Problem details:
Your task is to reproduce, verbatim and without pictures, the lines from the opening of the listing through the line containing "(8,8) -- (815,8);".

Exercise materials:
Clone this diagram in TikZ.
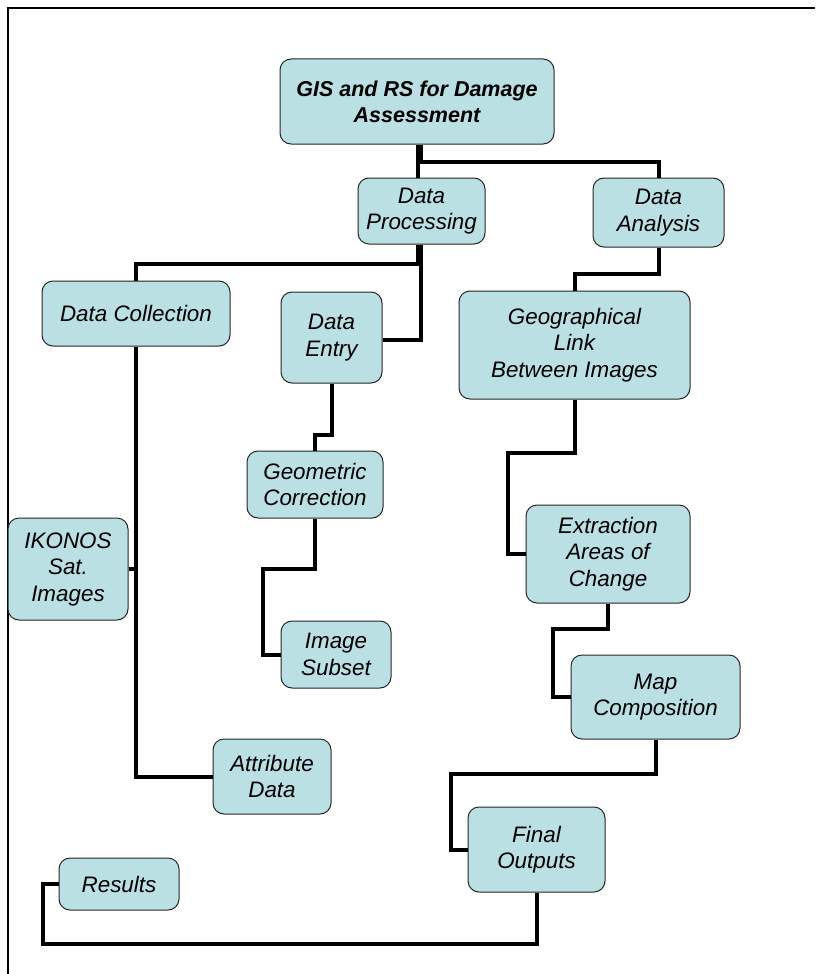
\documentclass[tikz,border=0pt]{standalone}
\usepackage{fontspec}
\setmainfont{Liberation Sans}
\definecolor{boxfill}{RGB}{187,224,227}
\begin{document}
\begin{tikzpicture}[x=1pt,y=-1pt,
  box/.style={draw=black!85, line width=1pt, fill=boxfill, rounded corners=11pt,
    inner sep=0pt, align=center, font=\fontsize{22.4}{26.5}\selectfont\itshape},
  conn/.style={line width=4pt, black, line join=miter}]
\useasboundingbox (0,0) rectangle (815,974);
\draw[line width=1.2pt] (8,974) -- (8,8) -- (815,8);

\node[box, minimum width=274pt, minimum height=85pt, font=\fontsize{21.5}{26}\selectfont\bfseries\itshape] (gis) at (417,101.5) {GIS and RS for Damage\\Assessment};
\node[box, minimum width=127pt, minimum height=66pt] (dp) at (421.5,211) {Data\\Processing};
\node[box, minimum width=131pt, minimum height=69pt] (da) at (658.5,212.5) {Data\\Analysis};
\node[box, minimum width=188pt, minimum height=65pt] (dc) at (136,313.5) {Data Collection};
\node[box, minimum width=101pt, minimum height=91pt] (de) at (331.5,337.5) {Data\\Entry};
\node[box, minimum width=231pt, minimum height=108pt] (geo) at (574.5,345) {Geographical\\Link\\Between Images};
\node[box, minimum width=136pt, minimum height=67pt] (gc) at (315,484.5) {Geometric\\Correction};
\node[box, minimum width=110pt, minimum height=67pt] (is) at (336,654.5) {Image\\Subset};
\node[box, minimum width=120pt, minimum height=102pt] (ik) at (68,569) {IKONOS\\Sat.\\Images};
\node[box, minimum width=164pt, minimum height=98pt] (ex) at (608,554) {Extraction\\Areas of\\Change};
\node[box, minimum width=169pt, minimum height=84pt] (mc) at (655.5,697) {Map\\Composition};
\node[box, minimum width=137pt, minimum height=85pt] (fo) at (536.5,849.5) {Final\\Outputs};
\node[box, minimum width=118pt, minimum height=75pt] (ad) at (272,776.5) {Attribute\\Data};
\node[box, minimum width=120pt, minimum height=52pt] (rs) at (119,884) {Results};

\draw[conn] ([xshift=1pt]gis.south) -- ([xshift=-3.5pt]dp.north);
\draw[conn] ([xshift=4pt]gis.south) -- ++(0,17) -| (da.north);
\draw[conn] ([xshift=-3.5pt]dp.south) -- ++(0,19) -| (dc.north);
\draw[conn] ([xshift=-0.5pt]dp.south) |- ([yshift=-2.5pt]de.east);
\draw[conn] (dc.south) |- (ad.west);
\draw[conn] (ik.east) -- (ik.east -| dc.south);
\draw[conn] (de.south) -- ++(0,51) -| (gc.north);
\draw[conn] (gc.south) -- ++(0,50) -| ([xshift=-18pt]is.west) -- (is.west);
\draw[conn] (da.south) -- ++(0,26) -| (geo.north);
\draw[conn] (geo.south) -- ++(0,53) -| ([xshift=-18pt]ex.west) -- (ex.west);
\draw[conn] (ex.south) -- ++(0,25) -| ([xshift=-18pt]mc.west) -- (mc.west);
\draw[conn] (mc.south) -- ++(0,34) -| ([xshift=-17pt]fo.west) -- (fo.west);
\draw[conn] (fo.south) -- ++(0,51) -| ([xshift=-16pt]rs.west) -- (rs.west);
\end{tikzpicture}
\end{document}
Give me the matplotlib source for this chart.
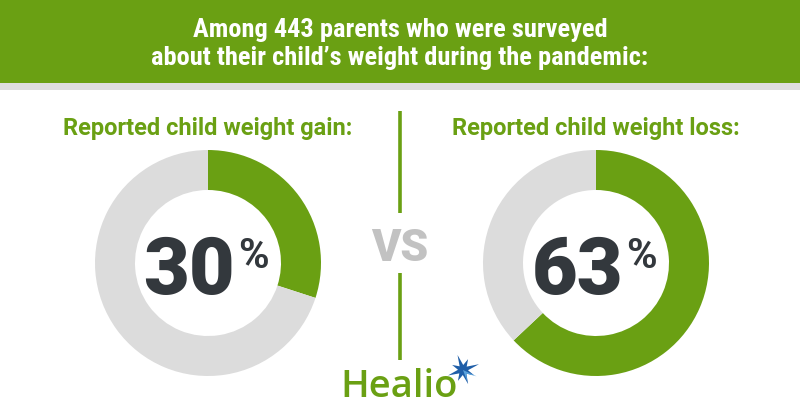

Answer below:
Clone this diagram in TikZ.
\documentclass[tikz,border=0pt]{standalone}
\usepackage{fontspec}
\setmainfont{Liberation Sans}
\definecolor{boxfill}{RGB}{187,224,227}
\begin{document}
\begin{tikzpicture}[x=1pt,y=-1pt,
  box/.style={draw=black!85, line width=1pt, fill=boxfill, rounded corners=11pt,
    inner sep=0pt, align=center, font=\fontsize{22.4}{26.5}\selectfont\itshape},
  conn/.style={line width=4pt, black, line join=miter}]
\useasboundingbox (0,0) rectangle (815,974);
\draw[line width=1.2pt] (8,974) -- (8,8) -- (815,8);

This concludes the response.